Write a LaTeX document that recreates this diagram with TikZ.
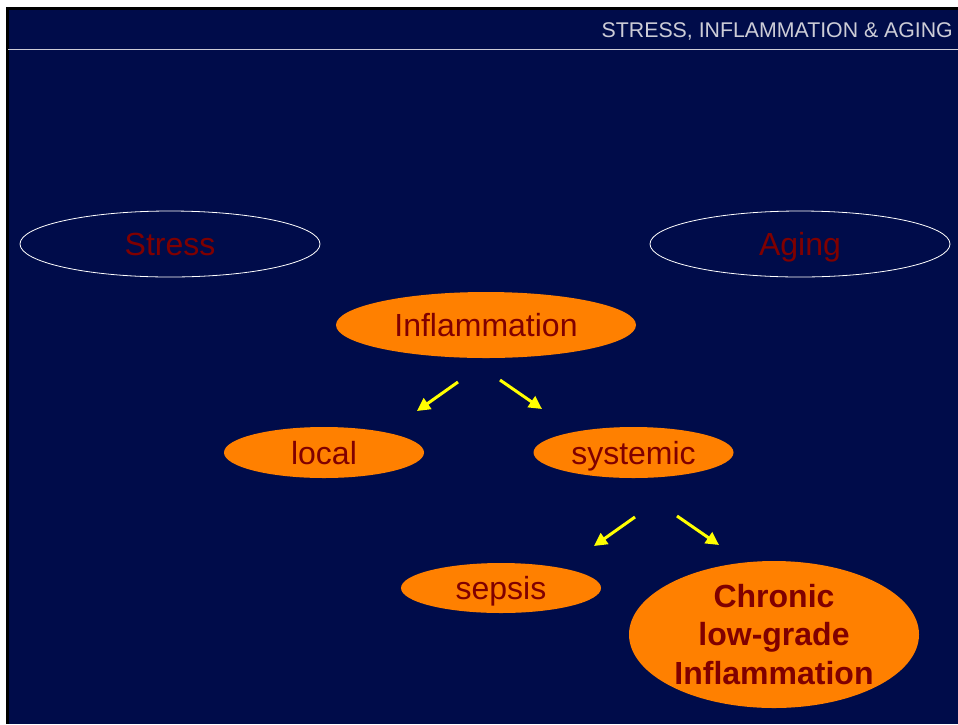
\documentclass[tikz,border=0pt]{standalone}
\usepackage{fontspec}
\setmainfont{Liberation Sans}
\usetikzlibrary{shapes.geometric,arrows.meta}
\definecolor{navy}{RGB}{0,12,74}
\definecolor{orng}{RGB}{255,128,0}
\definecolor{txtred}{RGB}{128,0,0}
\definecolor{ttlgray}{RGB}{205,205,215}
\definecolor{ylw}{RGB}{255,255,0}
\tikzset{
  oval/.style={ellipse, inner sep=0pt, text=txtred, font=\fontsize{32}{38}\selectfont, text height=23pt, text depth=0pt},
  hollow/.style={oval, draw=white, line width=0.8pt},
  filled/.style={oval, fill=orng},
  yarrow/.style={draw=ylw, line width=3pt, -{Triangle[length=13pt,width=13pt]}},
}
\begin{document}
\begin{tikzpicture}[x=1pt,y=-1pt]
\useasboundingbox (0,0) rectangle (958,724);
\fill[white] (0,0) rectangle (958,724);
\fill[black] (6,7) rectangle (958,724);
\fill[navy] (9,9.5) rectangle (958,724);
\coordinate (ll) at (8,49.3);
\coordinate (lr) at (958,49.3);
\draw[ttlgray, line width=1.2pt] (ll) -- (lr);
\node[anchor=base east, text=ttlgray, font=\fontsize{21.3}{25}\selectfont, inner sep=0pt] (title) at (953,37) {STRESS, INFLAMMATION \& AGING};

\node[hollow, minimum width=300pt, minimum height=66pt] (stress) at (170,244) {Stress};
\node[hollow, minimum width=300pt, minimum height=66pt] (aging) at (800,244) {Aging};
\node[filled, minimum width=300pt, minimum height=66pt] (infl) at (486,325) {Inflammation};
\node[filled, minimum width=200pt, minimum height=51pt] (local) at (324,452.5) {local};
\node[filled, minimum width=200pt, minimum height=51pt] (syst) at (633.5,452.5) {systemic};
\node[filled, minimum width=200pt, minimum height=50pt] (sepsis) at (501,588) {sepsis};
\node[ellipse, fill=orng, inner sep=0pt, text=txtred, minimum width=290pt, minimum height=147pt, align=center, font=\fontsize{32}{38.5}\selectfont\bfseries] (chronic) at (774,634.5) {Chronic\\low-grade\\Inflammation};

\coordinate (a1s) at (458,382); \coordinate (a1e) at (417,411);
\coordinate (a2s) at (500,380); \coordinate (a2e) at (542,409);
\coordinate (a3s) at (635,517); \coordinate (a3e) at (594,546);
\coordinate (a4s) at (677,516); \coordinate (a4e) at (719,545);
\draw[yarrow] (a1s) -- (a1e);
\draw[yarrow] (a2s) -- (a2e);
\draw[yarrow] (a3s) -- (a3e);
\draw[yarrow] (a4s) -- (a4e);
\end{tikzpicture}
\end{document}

= = = = = = =

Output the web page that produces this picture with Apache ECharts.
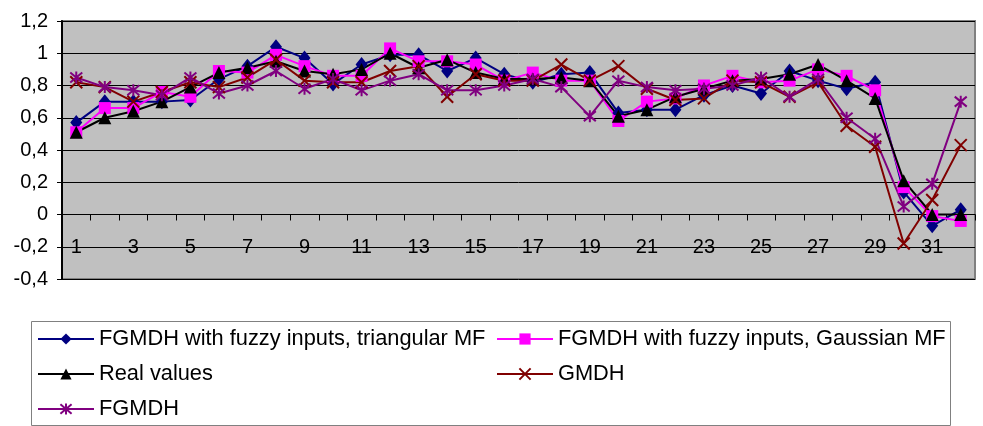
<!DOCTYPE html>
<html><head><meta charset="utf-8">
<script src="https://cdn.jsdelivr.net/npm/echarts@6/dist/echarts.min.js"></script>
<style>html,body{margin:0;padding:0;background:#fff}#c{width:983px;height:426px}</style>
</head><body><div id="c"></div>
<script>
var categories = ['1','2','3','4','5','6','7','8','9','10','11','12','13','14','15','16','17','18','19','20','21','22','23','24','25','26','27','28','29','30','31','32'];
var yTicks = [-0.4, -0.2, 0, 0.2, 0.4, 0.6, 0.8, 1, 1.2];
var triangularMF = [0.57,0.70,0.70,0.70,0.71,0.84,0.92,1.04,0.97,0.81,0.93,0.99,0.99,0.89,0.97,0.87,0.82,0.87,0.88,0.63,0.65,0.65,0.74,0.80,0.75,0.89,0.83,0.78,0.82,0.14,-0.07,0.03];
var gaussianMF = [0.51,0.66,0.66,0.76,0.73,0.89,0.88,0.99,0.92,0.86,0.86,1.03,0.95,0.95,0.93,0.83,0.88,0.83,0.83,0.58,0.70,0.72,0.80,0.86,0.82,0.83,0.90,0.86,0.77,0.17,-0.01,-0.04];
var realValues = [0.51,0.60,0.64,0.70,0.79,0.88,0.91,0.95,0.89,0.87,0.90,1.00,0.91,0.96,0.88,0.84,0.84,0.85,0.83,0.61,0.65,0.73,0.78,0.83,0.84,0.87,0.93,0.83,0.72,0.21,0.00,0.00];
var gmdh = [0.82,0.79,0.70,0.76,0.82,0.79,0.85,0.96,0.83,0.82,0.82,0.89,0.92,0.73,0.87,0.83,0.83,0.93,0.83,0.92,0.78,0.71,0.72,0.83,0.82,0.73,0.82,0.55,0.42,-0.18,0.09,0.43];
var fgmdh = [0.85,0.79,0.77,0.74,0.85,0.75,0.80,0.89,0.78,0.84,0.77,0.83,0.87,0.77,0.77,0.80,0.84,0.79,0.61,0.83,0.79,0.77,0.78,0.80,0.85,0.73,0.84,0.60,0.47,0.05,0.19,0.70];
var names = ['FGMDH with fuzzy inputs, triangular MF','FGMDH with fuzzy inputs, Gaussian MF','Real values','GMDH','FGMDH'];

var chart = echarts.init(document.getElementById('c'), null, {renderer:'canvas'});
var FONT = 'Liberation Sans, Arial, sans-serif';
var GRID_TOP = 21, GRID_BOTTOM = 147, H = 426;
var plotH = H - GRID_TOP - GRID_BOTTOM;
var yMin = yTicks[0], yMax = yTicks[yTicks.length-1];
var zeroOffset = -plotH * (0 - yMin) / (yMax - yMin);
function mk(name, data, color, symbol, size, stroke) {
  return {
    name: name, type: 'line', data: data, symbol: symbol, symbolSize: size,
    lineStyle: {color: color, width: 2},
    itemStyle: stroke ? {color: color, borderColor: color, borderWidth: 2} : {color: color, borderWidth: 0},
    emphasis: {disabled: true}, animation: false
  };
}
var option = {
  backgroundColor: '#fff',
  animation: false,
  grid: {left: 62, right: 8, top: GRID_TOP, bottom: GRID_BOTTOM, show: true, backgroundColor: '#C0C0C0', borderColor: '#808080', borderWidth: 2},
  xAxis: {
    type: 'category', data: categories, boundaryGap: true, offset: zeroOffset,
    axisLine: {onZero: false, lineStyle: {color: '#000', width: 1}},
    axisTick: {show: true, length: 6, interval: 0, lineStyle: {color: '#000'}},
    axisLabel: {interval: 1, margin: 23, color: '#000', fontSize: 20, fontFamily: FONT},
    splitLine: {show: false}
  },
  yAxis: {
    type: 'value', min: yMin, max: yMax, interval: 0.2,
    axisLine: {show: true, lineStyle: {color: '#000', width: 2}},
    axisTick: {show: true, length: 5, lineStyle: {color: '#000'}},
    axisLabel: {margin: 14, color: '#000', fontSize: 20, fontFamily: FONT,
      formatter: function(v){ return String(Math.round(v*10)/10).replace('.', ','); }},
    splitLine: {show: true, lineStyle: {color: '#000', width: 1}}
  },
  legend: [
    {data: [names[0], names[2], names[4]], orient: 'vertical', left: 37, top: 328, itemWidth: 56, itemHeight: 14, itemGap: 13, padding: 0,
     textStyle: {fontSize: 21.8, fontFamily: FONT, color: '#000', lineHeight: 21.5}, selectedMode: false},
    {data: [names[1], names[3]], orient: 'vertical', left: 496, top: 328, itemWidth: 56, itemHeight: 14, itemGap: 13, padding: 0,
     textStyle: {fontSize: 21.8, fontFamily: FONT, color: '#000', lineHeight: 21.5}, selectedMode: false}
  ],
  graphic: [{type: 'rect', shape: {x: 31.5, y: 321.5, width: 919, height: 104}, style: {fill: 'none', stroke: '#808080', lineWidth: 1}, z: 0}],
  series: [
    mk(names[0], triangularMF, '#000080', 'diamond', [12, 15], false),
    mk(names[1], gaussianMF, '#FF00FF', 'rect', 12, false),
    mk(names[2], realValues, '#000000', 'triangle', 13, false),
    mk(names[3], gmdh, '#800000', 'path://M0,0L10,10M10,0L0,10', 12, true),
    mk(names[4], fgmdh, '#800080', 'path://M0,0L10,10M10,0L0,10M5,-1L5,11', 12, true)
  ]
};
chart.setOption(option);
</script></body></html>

= = = = = = =

▶ _THE TASK_
From the entries, report each line that includes the word "with".

▶ _EXPECTED OUTPUT_
Write a LaTeX document that recreates this diagram with TikZ.
Output the web page that produces this picture with Apache ECharts.
var names = ['FGMDH with fuzzy inputs, triangular MF','FGMDH with fuzzy inputs, Gaussian MF','Real values','GMDH','FGMDH'];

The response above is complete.